How pervasive are binding pre-dispute arbitration clauses imposed by for-profit businesses upon consumers? Herman Scwartz of The Nation reports:
Two reports issued at the end of last year show how effective the Court’s arbitration rulings have been. Last December, the Consumer Financial Protection Bureau (CFPB) issued a preliminary report, which found that contract clauses mandating pre-dispute arbitration are a “common feature of consumer financial contracts”; a final report is due by year’s end. The agency found such clauses in over 50 percent of credit card loans, 81 percent of prepaid charge cards and in checking accounts covering 44 percent of all insured deposits. The CFPB found further that about 90 percent of such contracts, including almost all credit card loans, insured deposits and prepaid cards, also prohibit participation in current or future class or other joint actions in both judicial and arbitration proceedings. This usually forces consumers who have been injured in small amounts to drop the matter entirely, even though the defendant may have harmed many others the same way, for too little is at stake for each individual to justify the time, trouble and expense of individual arbitration. . . . These two clauses are not just in consumer financial contracts, but are standard in cellphone and nursing home contracts, individual employment contracts, shipping agreements, passenger tickets and in many other areas. They have also been imported into the exploding commercial traffic on Internet websites.
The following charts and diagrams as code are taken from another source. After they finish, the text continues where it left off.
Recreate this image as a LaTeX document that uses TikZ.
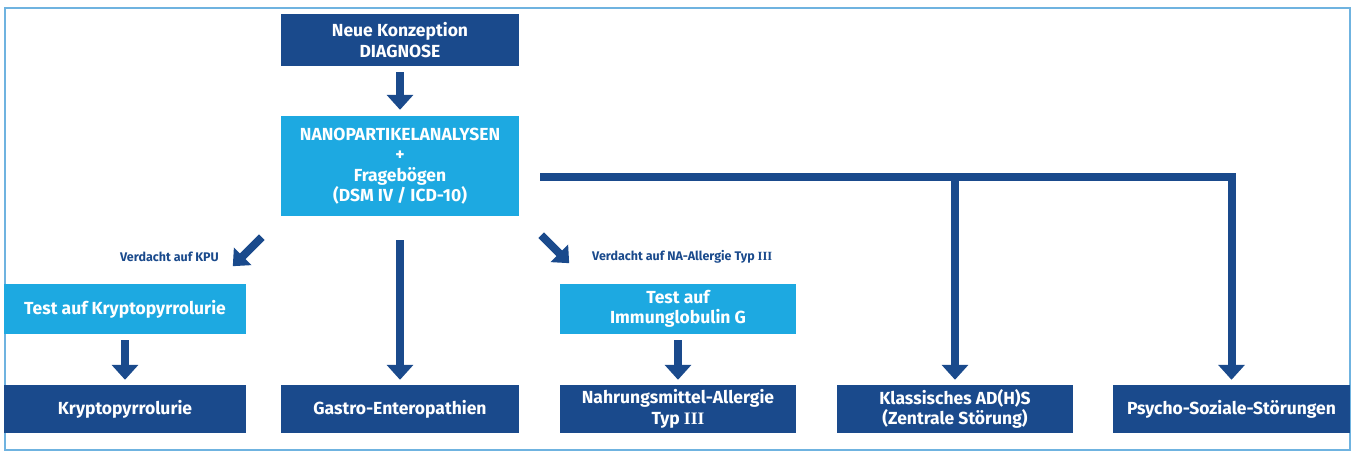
\documentclass[tikz,border=0pt]{standalone}
\usepackage{fontspec}
\setmainfont{Fira Sans}
\newfontfamily\romIII{Liberation Serif}
\usetikzlibrary{arrows.meta,calc}
\definecolor{dkblue}{HTML}{1A4A8C}
\definecolor{ltblue}{HTML}{1DA9E1}
\definecolor{frameblue}{HTML}{6FB3E0}
\begin{document}
\begin{tikzpicture}[x=1pt,y=-1pt,
  boxbase/.style={text=white, inner sep=0pt, align=center,
    font=\bfseries\fontsize{17.5}{20.5}\selectfont},
  dkbox/.style={boxbase, fill=dkblue},
  ltbox/.style={boxbase, fill=ltblue},
  arr/.style={draw=dkblue, line width=8pt, -{Triangle[width=26pt,length=15pt]}},
  diag/.style={draw=dkblue, line width=8pt, -{Triangle[width=24pt,length=14pt]}},
  hline/.style={draw=dkblue, line width=8pt, line join=miter},
  lbl/.style={text=dkblue, inner sep=0pt, font=\bfseries\fontsize{12.5}{14}\selectfont}]
\useasboundingbox (0,0) rectangle (1352,453);
\draw[frameblue, line width=1.5pt] (5,8) rectangle (1350,450);

\node[dkbox, minimum width=238pt, minimum height=52pt] (top) at (400,40) {Neue Konzeption\\DIAGNOSE};
\node[ltbox, minimum width=238pt, minimum height=100pt] (mid) at (400,166) {NANOPARTIKELANALYSEN\\+\\Fragebögen\\(DSM IV / ICD-10)};
\node[ltbox, minimum width=242pt, minimum height=50pt] (testk) at (125,309) {Test auf Kryptopyrrolurie};
\node[ltbox, minimum width=236pt, minimum height=50pt] (testi) at (678,309) {Test auf\\Immunglobulin G};
\node[dkbox, minimum width=242pt, minimum height=48pt] (kryp) at (125,409) {Kryptopyrrolurie};
\node[dkbox, minimum width=238pt, minimum height=48pt] (gastro) at (400,409) {Gastro-Enteropathien};
\node[dkbox, minimum width=236pt, minimum height=48pt] (nahr) at (678,409) {Nahrungsmittel-Allergie\\Typ {\romIII III}};
\node[dkbox, minimum width=236pt, minimum height=48pt] (klass) at (955,409) {Klassisches AD(H)S\\(Zentrale Störung)};
\node[dkbox, minimum width=237pt, minimum height=48pt] (psycho) at (1231.5,409) {Psycho-Soziale-Störungen};

\node[lbl, anchor=east] (lkpu) at (219,257) {Verdacht auf KPU};
\node[lbl, anchor=west] (lna) at (592,257) {Verdacht auf NA-Allergie Typ {\romIII III}};

\draw[arr] ($(top.south)+(0,6)$) -- ($(mid.north)+(0,-6)$);
\draw[arr] ($(mid.south)+(0,24)$) -- ($(gastro.north)+(0,-5)$);
\draw[arr] ($(testk.south)+(0,6)$) -- ($(kryp.north)+(0,-5)$);
\draw[arr] ($(testi.south)+(0,6)$) -- ($(nahr.north)+(0,-5)$);

\coordinate (hs) at ($(mid.east)+(21,11)$);
\draw[hline] (hs) -- (hs -| psycho.north);
\draw[arr] ($(hs -| psycho.north)+(0,-4)$) -- ($(psycho.north)+(0,-5)$);
\draw[arr] ($(hs -| klass.north)+(0,-4)$) -- ($(klass.north)+(0,-5)$);

\coordinate (dl1) at ($(mid.south west)+(-19,21)$);
\coordinate (dl2) at ($(mid.south west)+(-48,50)$);
\coordinate (dr1) at ($(mid.south east)+(22,19)$);
\coordinate (dr2) at ($(mid.south east)+(50,47)$);
\draw[diag] (dl1) -- (dl2);
\draw[diag] (dr1) -- (dr2);
\end{tikzpicture}
\end{document}
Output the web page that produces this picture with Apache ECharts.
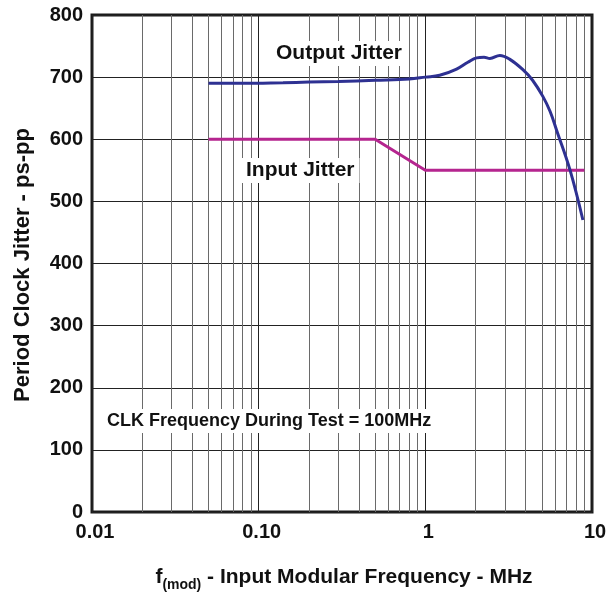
<!DOCTYPE html>
<html><head><meta charset="utf-8">
<script src="https://cdn.jsdelivr.net/npm/echarts@6/dist/echarts.min.js"></script>
<style>html,body{margin:0;padding:0;background:#fff}#c{width:614px;height:595px}</style>
</head><body><div id="c"></div>
<script>
const outputFreq = [0.05, 0.08, 0.14, 0.2, 0.3, 0.5, 0.8, 1.0, 1.22, 1.54, 1.8, 2.03, 2.25, 2.44, 2.8, 3.2, 3.85, 4.4, 5.07, 5.6, 6.16, 7.37, 8.82];
const outputJitter = [690, 690, 691, 692, 693, 695, 697, 700, 703, 713, 724, 731, 732, 730, 735, 729, 712, 695, 669, 645, 613, 551, 470];
const inputFreq = [0.05, 0.5, 1.0, 9.0];
const inputJitter = [600, 600, 550, 550];
const minorGrid = [0.02,0.03,0.04,0.05,0.06,0.07,0.08,0.09,0.2,0.3,0.4,0.5,0.6,0.7,0.8,0.9,2,3,4,5,6,7,8,9];
const xTickLabels = {'0.01':'0.01','0.1':'0.10','1':'1','10':'10'};

const font = '"Liberation Sans", Arial, sans-serif';
const chart = echarts.init(document.getElementById('c'), null, {renderer:'canvas'});
chart.setOption({
  animation:false,
  backgroundColor:'#fff',
  grid:{left:92,right:22,top:15,bottom:83,show:true,borderColor:'#1a1a1a',borderWidth:3,backgroundColor:'transparent'},
  xAxis:{type:'log',logBase:10,min:0.01,max:10,
    axisLine:{show:false},axisTick:{show:false},
    splitLine:{show:true,lineStyle:{color:'#222',width:1}},
    axisLabel:{fontFamily:font,fontWeight:'bold',fontSize:20,color:'#111',margin:10,padding:[0,0,0,6],
      formatter:v=>{const k=String(+v.toPrecision(3));return xTickLabels[k]!==undefined?xTickLabels[k]:k;}}
  },
  yAxis:{type:'value',min:0,max:800,interval:100,
    axisLine:{show:false},axisTick:{show:false},
    splitLine:{show:true,lineStyle:{color:'#222',width:1.2}},
    axisLabel:{fontFamily:font,fontWeight:'bold',fontSize:20,color:'#111',margin:9}
  },
  series:[
    {type:'line',data:[],silent:true,
      markLine:{silent:true,symbol:['none','none'],label:{show:false},
        lineStyle:{color:'#6a6a6a',width:1,type:'solid'},
        data:minorGrid.map(v=>({xAxis:v}))}},
    {type:'line',name:'Input Jitter',data:inputFreq.map((f,i)=>[f,inputJitter[i]]),
      showSymbol:false,lineStyle:{color:'#b5258f',width:3},z:5},
    {type:'line',name:'Output Jitter',smooth:0.4,data:outputFreq.map((f,i)=>[f,outputJitter[i]]),
      showSymbol:false,lineStyle:{color:'#2e3192',width:3},z:6}
  ],
  graphic:[
    {type:'text',left:271,top:41,z:100,style:{text:'Output Jitter',font:'bold 21px '+font,fill:'#111',backgroundColor:'#fff',padding:[2,5]}},
    {type:'text',left:241,top:158,z:100,style:{text:'Input Jitter',font:'bold 21px '+font,fill:'#111',backgroundColor:'#fff',padding:[2,5]}},
    {type:'text',left:102,top:409,z:100,style:{text:'CLK Frequency During Test = 100MHz',font:'bold 18px '+font,fill:'#111',backgroundColor:'#fff',padding:[3,5]}},
    {type:'text',x:23,y:265,rotation:Math.PI/2,z:100,style:{text:'Period Clock Jitter - ps-pp',font:'bold 22px '+font,fill:'#111',align:'center',verticalAlign:'middle'}},
    {type:'text',x:344,y:567,z:100,style:{align:'center',verticalAlign:'top',
      text:'{f|f}{s|(mod)}{f| - Input Modular Frequency - MHz}',
      rich:{f:{font:'bold 21px '+font,fill:'#111',verticalAlign:'top',lineHeight:24},
            s:{font:'bold 14px '+font,fill:'#111',padding:[13,0,0,0],lineHeight:24}}}}
  ]
});
</script></body></html>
When consumers click their assent to the conditions imposed by a seller online, few if any realize they are often acceding to these limitations on their rights to a judicial resolution and a class action. Some merchants have gone so far as to claim that just opening a box for a computer, for example, is enough to constitute the necessary assent to such conditions in an “agreement” placed in the box.What is the bottom line?
The Supreme Court has given financial institutions, businessmen, unscrupulous employers and others a license to do wrong. As the California Supreme Court put it, they have been given an “exemption from responsibility for [their] own fraud.”